When I was younger, I was truly so obsessed with the material items that Christmas entailed. I'm just being honest! A huge part of the "Christmas magic" was knowing that about half of the gifts under the tree were just for me. For over a month before the actual holiday, I would send my mom links to all the many things that I thought I needed, and I would wake up on Christmas morning with the expectation that I was getting spoiled that day. I didn't really see it as a bad thing, but it was just ingrained in my mind since childhood that Christmas was a time of receiving. However, in recent months, I've had a big change of heart.

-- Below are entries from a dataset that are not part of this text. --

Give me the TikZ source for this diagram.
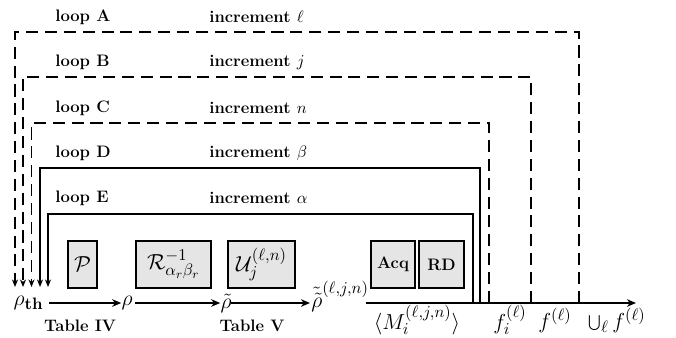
\documentclass[tikz,border=0pt]{standalone}
\usetikzlibrary{arrows.meta}
\begin{document}
\begin{tikzpicture}[x=0.662pt,y=-0.662pt,
  bf/.style={font=\fontsize{11}{13}\selectfont\bfseries},
  mf/.style={font=\fontsize{15.5}{18}\selectfont},
  lbl/.style={anchor=west,inner sep=0pt,bf},
  loopdash/.style={line width=1.2pt,dash pattern=on 8pt off 4.5pt,-{Stealth[length=5pt,width=4pt]}},
  loopsolid/.style={line width=1.2pt,-{Stealth[length=5pt,width=4pt]}},
  box/.style={draw,line width=1.2pt,fill=black!10,inner sep=0pt},
  axis/.style={line width=1pt,-{Stealth[length=6pt,width=5pt]}},
  mathlbl/.style={inner sep=0pt,mf},
  tbl/.style={inner sep=0pt,bf}]
\useasboundingbox (0,0) rectangle (676,338);
% labels
\node[lbl] (la) at (55,17) {loop A};
\node[lbl] (ia) at (209,17) {increment \mbox{\mdseries$\ell$}};
\node[lbl] (lb) at (55,62) {loop B};
\node[lbl] (ib) at (209,62) {increment \mbox{\mdseries$j$}};
\node[lbl] (lc) at (55,108) {loop C};
\node[lbl] (ic) at (209,108) {increment \mbox{\mdseries$n$}};
\node[lbl] (ld) at (55,153) {loop D};
\node[lbl] (id) at (209,153) {increment \mbox{\mdseries$\beta$}};
\node[lbl] (le) at (55,198) {loop E};
\node[lbl] (ie) at (209,198) {increment \mbox{\mdseries$\alpha$}};
% boxes
\node[box,minimum width=19.2pt,minimum height=31.1pt,mf] (P) at (82.5,264.5) {$\mathcal{P}$};
\node[box,minimum width=49.6pt,minimum height=31.1pt,mf] (R) at (173.5,264.5) {$\mathcal{R}^{-1}_{\alpha_r\beta_r}$};
\node[box,minimum width=44.4pt,minimum height=31.1pt,mf] (U) at (261.5,264.5) {$\mathcal{U}_j^{(\ell,n)}$};
\node[box,minimum width=29.1pt,minimum height=31.1pt,bf] (Acq) at (393,264.5) {Acq};
\node[box,minimum width=29.8pt,minimum height=31.1pt,bf] (RD) at (441.5,264.5) {RD};
% axis nodes
\node[mathlbl] (rth) at (28.5,303) {$\rho_{\mathbf{th}}$};
\node[mathlbl] (r1) at (127,303) {$\rho$};
\node[mathlbl] (r2) at (226,303) {$\tilde\rho$};
\node[mathlbl,anchor=base west] (r3) at (311,307) {$\tilde{\tilde\rho}^{(\ell,j,n)}$};
\coordinate (ax0) at (366,303);
\coordinate (ax1) at (636,303);
\coordinate (s1) at (49,303);
\coordinate (s2) at (135,303);
\coordinate (s3) at (231,303);
\coordinate (e3) at (310,303);
\draw[axis] (s1) -- (r1.west);
\draw[axis] (s2) -- (r2.west);
\draw[axis] (s3) -- (e3);
\draw[axis] (ax0) -- (ax1);
\node[tbl] (t4) at (80,326) {Table IV};
\node[tbl] (t5) at (252,326) {Table V};
\node[mathlbl] (M) at (417,320) {$\langle M_i^{(\ell,j,n)}\rangle$};
\node[mathlbl] (fi) at (510,320) {$f_i^{(\ell)}$};
\node[mathlbl] (f) at (555,320) {$f^{(\ell)}$};
\node[mathlbl] (uf) at (617,320) {$\bigcup_\ell f^{(\ell)}$};
% loop coordinates
\coordinate (Ab) at (579,303); \coordinate (At) at (15,287);
\coordinate (Bb) at (531,303); \coordinate (Bt) at (23,287);
\coordinate (Cb) at (489,303); \coordinate (Ct) at (31.5,287);
\coordinate (Db) at (480,303); \coordinate (Dt) at (40,287);
\coordinate (Eb) at (473,303); \coordinate (Et) at (48,287);
\draw[loopdash] (Ab) -- (579,32) -| (At);
\draw[loopdash] (Bb) -- (531,77) -| (Bt);
\draw[loopdash] (Cb) -- (489,123) -| (Ct);
\draw[loopsolid] (Db) -- (480,168) -| (Dt);
\draw[loopsolid] (Eb) -- (473,214) -| (Et);
\end{tikzpicture}
\end{document}
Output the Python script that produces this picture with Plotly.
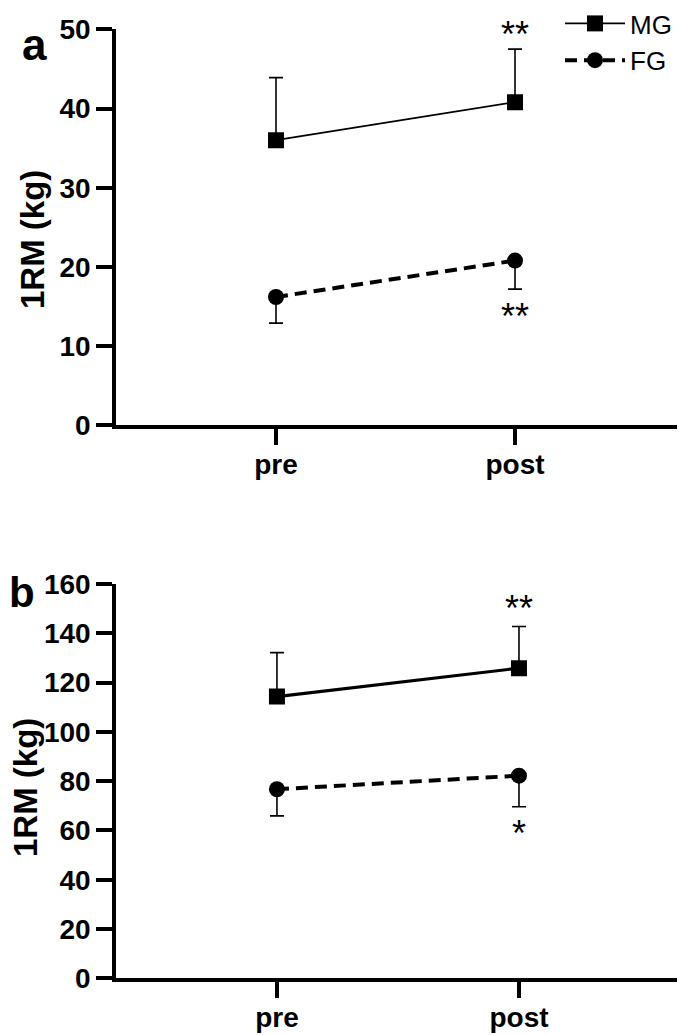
import plotly.graph_objects as go

# ---------------- data ----------------
timepoints = ["pre", "post"]
x_pos = [0, 1]

# panel a
a_mg_mean = [36.0, 40.8]
a_mg_sd = [7.9, 6.7]
a_fg_mean = [16.2, 20.8]
a_fg_sd = [3.3, 3.6]

# panel b
b_mg_mean = [114.3, 125.8]
b_mg_sd = [17.8, 16.9]
b_fg_mean = [76.7, 82.2]
b_fg_sd = [10.8, 12.6]

a_yticks = [0, 10, 20, 30, 40, 50]
b_yticks = [0, 20, 40, 60, 80, 100, 120, 140, 160]

# significance markers (text, y value) at "post"
a_stars_text = ["**", "**"]
a_stars_y = [49.8, 14.2]
b_stars_text = ["**", "*"]
b_stars_y = [152.2, 60.6]

series_names = ["MG", "FG"]
y_title = "1RM (kg)"
panel_labels = ["a", "b"]

# ---------------- figure ----------------
OFF = 8  # page body margin
W, H = 685 - OFF, 1035 - OFF
FONT = "Arial, 'Liberation Sans', sans-serif"

def px_x(x):
    return (x - OFF) / W

def px_y(y):
    return 1 - (y - OFF) / H

fig = go.Figure()

def add_panel(row, mg_mean, mg_sd, fg_mean, fg_sd, mg_width, show_legend):
    xa = "x" if row == 1 else "x2"
    ya = "y" if row == 1 else "y2"
    fig.add_trace(go.Scatter(
        x=x_pos, y=mg_mean, mode="lines+markers", name=series_names[0],
        xaxis=xa, yaxis=ya, showlegend=show_legend, legendgroup="mg",
        line=dict(color="black", width=mg_width),
        marker=dict(symbol="square", size=16, color="black"),
        error_y=dict(type="data", symmetric=False, array=mg_sd,
                     arrayminus=[0] * len(mg_sd), color="black",
                     thickness=1.6, width=7),
    ))
    fig.add_trace(go.Scatter(
        x=x_pos, y=fg_mean, mode="lines+markers", name=series_names[1],
        xaxis=xa, yaxis=ya, showlegend=show_legend, legendgroup="fg",
        line=dict(color="black", width=4, dash="12px,7px"),
        marker=dict(symbol="circle", size=16, color="black"),
        error_y=dict(type="data", symmetric=False, array=[0] * len(fg_sd),
                     arrayminus=fg_sd, color="black",
                     thickness=1.6, width=7),
    ))

add_panel(1, a_mg_mean, a_mg_sd, a_fg_mean, a_fg_sd, 1.8, True)
add_panel(2, b_mg_mean, b_mg_sd, b_fg_mean, b_fg_sd, 3.2, False)

x_dom = [px_x(116), px_x(682)]
ya_dom = [px_y(425.3), px_y(29.3)]
yb_dom = [px_y(978.3), px_y(583.9)]

tickfont = dict(family=FONT, size=28, color="black", weight="bold")
axis_common = dict(showline=True, linecolor="black", linewidth=3.5,
                   ticks="outside", ticklen=16, tickwidth=3.5, tickcolor="black",
                   showgrid=False, zeroline=False, tickfont=tickfont,
                   automargin=False)

fig.update_layout(
    width=W, height=H, margin=dict(l=0, r=0, t=0, b=0, autoexpand=False),
    paper_bgcolor="white", plot_bgcolor="white",
    font=dict(family=FONT, color="black"),
    xaxis=dict(domain=x_dom, range=[-0.6695, 1.6987], anchor="y",
               tickvals=x_pos, ticktext=timepoints, ticklabelstandoff=-5,
               **axis_common),
    yaxis=dict(domain=ya_dom, range=[0, 50], anchor="x", tickvals=a_yticks,
               **axis_common),
    xaxis2=dict(domain=x_dom, range=[-0.665, 1.6736], anchor="y2",
                tickvals=x_pos, ticktext=timepoints, ticklabelstandoff=-5,
                **axis_common),
    yaxis2=dict(domain=yb_dom, range=[0, 160], anchor="x2", tickvals=b_yticks,
                **axis_common),
    legend=dict(x=px_x(560), y=px_y(0), xanchor="left", yanchor="top",
                font=dict(family=FONT, size=26, color="black"),
                bgcolor="rgba(0,0,0,0)", borderwidth=0,
                itemwidth=60, tracegroupgap=0),
    showlegend=True,
)

annotations = []
for t, yv in zip(a_stars_text, a_stars_y):
    annotations.append(dict(x=x_pos[1], y=yv, xref="x", yref="y", text=t,
                            showarrow=False, yshift=-4,
                            font=dict(family=FONT, size=36, color="black")))
for t, yv in zip(b_stars_text, b_stars_y):
    annotations.append(dict(x=x_pos[1], y=yv, xref="x2", yref="y2", text=t,
                            showarrow=False, yshift=-5,
                            font=dict(family=FONT, size=36, color="black")))
# y-axis titles
annotations.append(dict(x=px_x(32), y=px_y(240), xref="paper", yref="paper", text=y_title,
                        textangle=-90, showarrow=False, xanchor="center", yanchor="middle",
                        font=dict(family=FONT, size=33, color="black", weight="bold")))
annotations.append(dict(x=px_x(25), y=px_y(788), xref="paper", yref="paper", text=y_title,
                        textangle=-90, showarrow=False, xanchor="center", yanchor="middle",
                        font=dict(family=FONT, size=33, color="black", weight="bold")))
# panel letters
annotations.append(dict(x=px_x(34), y=px_y(44), xref="paper", yref="paper", text=panel_labels[0],
                        showarrow=False, xanchor="center", yanchor="middle",
                        font=dict(family=FONT, size=44, color="black", weight="bold")))
annotations.append(dict(x=px_x(22), y=px_y(592), xref="paper", yref="paper", text=panel_labels[1],
                        showarrow=False, xanchor="center", yanchor="middle",
                        font=dict(family=FONT, size=42, color="black", weight="bold")))
fig.update_layout(annotations=annotations)

fig.write_html("out.html")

Even though I'm a broke college student now, material objects are starting to mean less and less to me. Since I left home just a few short months ago, the important things in life are starting to stand out more and more- family, friendship, love, and most importantly, giving. While a few years ago I would've been thinking of all the cool stuff I'd be getting for Christmas about this time, now I am celebrating "Friendsmas" with the best people on earth, and I have never been more excited about giving than I am now. As I came home for holidays this year, all I cared about was seeing my parents and finally getting some quality time with my niece. I can feel my "holiday spirit" changing forms- while it used to be excitement for the material presents of Christmas, now it is the ones that you can't wrap up and put under a tree, and these are the gifts that truly matter.

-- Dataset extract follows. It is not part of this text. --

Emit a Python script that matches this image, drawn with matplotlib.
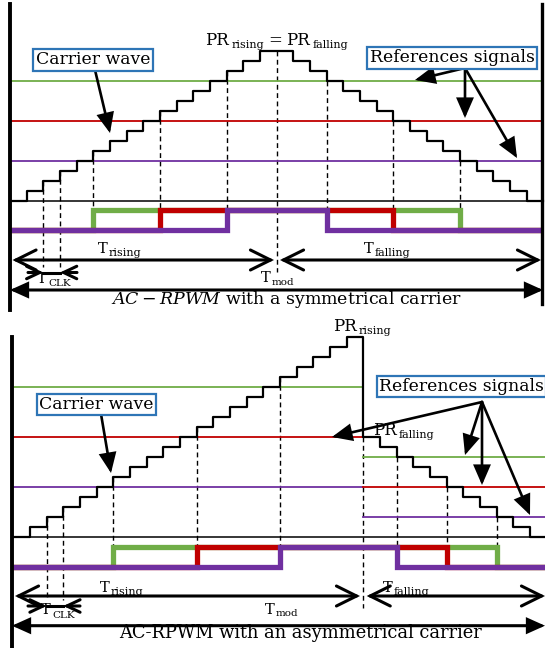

During this holiday season, I am finding so much more joy in the people I love than I am in objects, and I never want to go back to the way it used to be. So what do I really want for Christmas this year? I want to be able to spread love and happiness to all the important people in my life, and be able to look back on the million amazing memories I had with them in the last year, and be able to make a million more. I'm so glad that I've finally learned that there is so much more joy in laughter and hugs than there is in unwrapping a gift.